# [The request]
Extract and list every line that contains the word "Output".
--- Excerpted records ---
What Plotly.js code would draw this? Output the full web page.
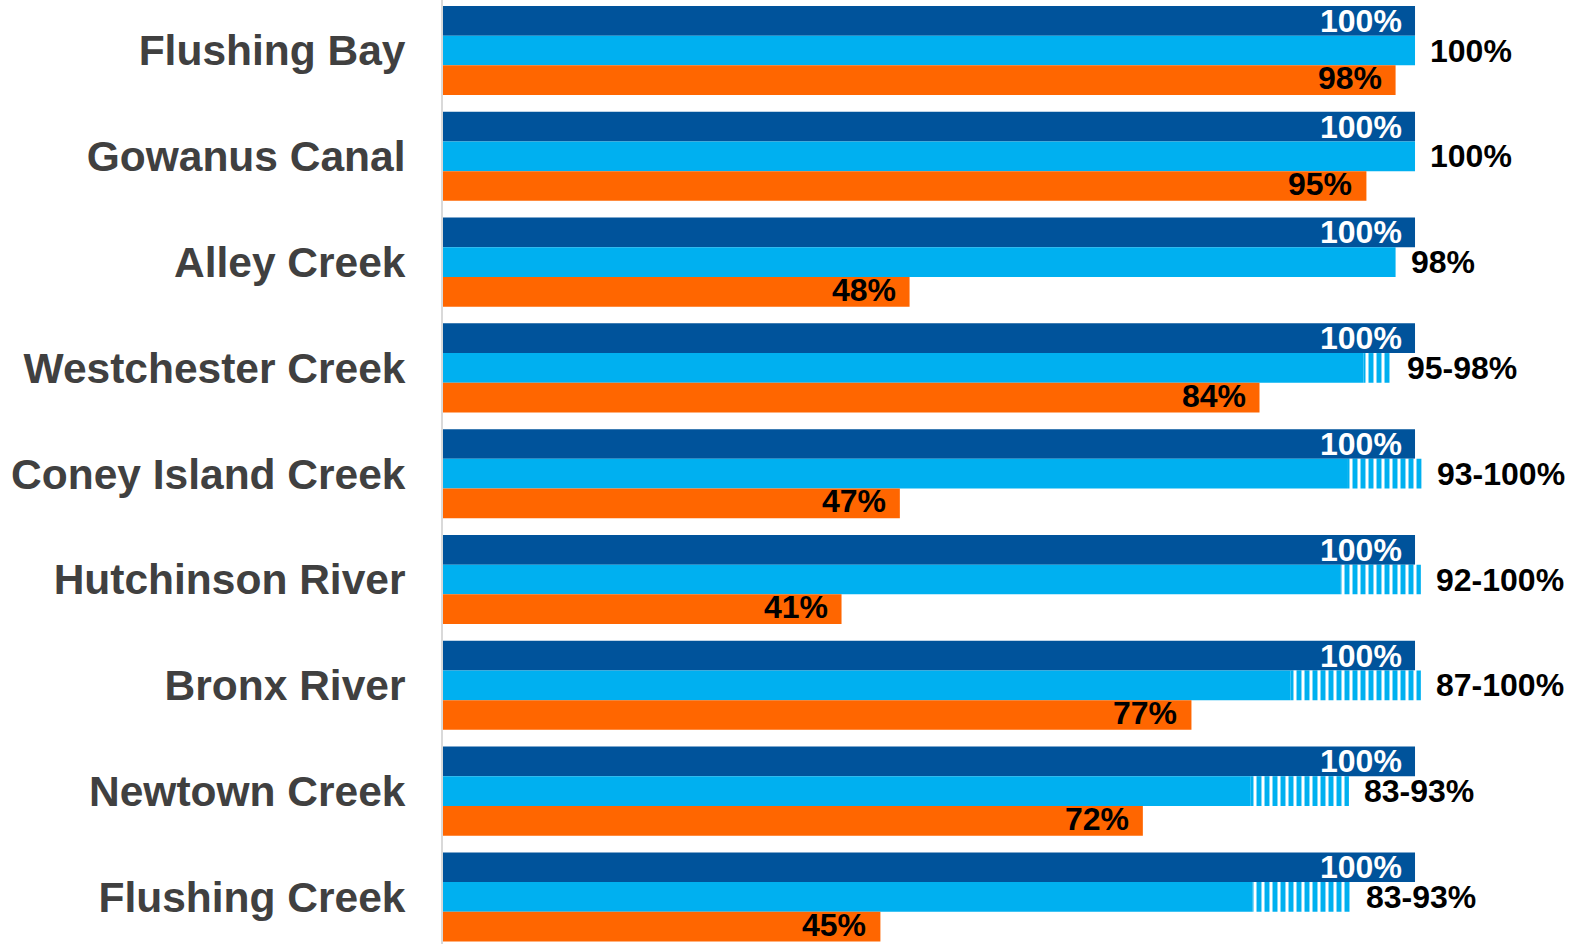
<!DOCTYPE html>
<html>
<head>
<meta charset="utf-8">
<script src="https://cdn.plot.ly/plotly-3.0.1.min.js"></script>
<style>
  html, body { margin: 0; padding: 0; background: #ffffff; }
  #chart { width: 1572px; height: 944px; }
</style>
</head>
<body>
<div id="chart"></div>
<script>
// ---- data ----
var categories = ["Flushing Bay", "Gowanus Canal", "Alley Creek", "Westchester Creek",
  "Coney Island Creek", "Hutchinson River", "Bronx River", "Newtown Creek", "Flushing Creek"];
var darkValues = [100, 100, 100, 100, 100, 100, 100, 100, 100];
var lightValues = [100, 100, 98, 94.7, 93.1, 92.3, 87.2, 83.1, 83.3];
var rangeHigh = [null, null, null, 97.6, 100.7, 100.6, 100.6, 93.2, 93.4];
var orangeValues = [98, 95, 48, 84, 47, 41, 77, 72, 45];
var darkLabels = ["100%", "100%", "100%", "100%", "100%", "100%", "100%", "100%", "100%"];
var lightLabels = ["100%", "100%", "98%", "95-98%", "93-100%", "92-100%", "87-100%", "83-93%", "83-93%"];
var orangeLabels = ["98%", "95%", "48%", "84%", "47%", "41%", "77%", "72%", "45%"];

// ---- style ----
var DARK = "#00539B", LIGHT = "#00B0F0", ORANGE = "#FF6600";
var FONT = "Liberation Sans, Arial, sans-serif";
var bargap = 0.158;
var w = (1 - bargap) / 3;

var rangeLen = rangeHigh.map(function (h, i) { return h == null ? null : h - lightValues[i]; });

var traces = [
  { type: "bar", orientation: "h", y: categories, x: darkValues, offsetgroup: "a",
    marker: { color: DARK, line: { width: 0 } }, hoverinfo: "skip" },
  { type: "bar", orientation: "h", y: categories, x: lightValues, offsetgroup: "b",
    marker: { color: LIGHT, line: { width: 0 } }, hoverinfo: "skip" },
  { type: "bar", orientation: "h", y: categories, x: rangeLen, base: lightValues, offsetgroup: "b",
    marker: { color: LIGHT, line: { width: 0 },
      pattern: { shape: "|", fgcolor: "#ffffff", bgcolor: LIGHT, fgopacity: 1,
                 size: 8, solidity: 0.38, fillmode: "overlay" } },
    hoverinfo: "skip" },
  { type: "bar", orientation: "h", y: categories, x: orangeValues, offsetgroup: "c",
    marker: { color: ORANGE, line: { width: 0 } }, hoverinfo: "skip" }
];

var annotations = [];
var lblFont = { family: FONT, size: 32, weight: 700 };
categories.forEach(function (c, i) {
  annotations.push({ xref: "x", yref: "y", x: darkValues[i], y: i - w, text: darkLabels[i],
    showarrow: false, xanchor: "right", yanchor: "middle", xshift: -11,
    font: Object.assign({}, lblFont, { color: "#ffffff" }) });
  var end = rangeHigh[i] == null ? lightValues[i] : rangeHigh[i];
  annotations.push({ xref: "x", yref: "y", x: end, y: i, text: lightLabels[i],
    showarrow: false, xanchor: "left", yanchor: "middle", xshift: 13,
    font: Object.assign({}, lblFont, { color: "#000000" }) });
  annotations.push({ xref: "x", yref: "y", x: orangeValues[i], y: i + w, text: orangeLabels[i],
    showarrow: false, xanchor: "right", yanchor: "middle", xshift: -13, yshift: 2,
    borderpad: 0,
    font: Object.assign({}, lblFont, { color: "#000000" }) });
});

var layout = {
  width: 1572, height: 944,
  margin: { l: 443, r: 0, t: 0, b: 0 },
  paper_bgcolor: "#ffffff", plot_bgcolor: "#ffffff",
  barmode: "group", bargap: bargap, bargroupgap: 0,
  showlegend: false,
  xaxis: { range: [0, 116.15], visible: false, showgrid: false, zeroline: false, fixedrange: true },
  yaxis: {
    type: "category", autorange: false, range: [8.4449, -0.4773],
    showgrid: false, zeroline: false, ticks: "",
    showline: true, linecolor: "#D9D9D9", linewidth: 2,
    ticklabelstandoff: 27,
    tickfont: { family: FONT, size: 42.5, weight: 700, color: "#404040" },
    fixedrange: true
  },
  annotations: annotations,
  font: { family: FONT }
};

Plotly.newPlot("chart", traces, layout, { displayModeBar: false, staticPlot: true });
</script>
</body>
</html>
---
--- Excerpted records ---
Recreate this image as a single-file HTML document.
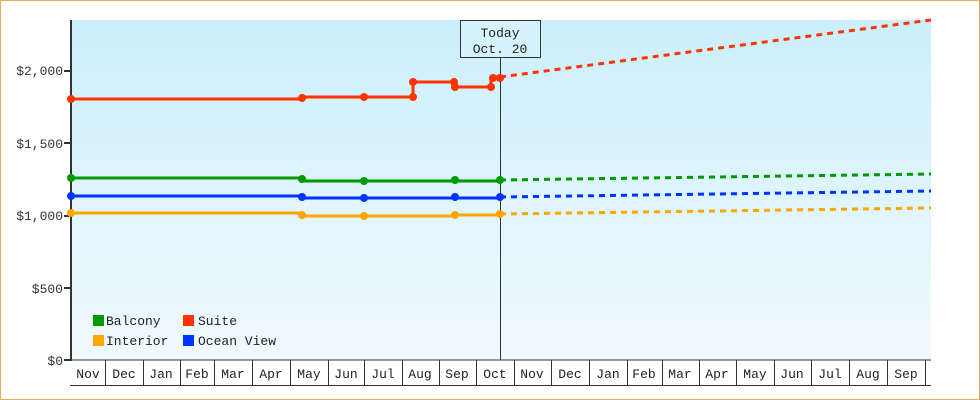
---
--- Excerpted records ---
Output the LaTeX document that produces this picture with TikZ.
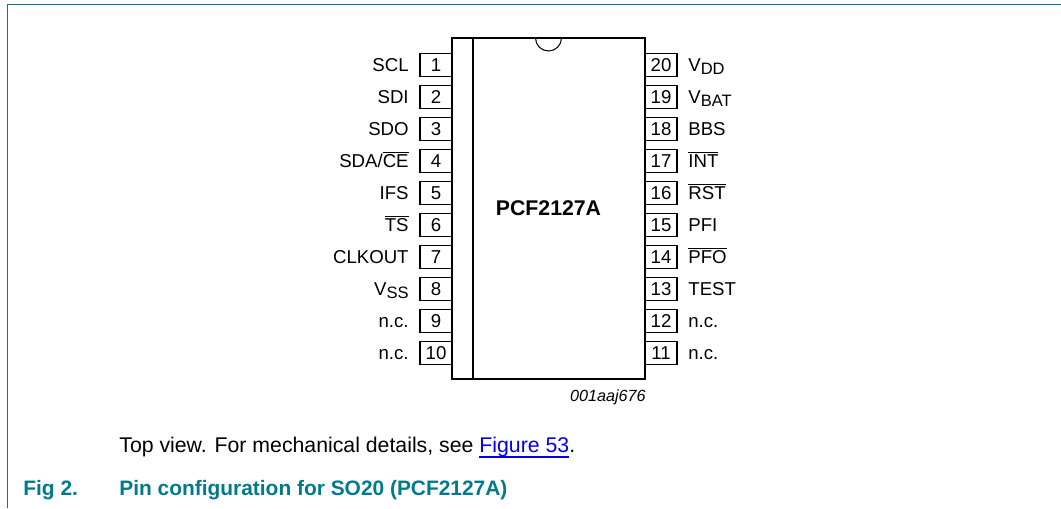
---
# [Result for this exercise]
What Plotly.js code would draw this? Output the full web page.
Output the LaTeX document that produces this picture with TikZ.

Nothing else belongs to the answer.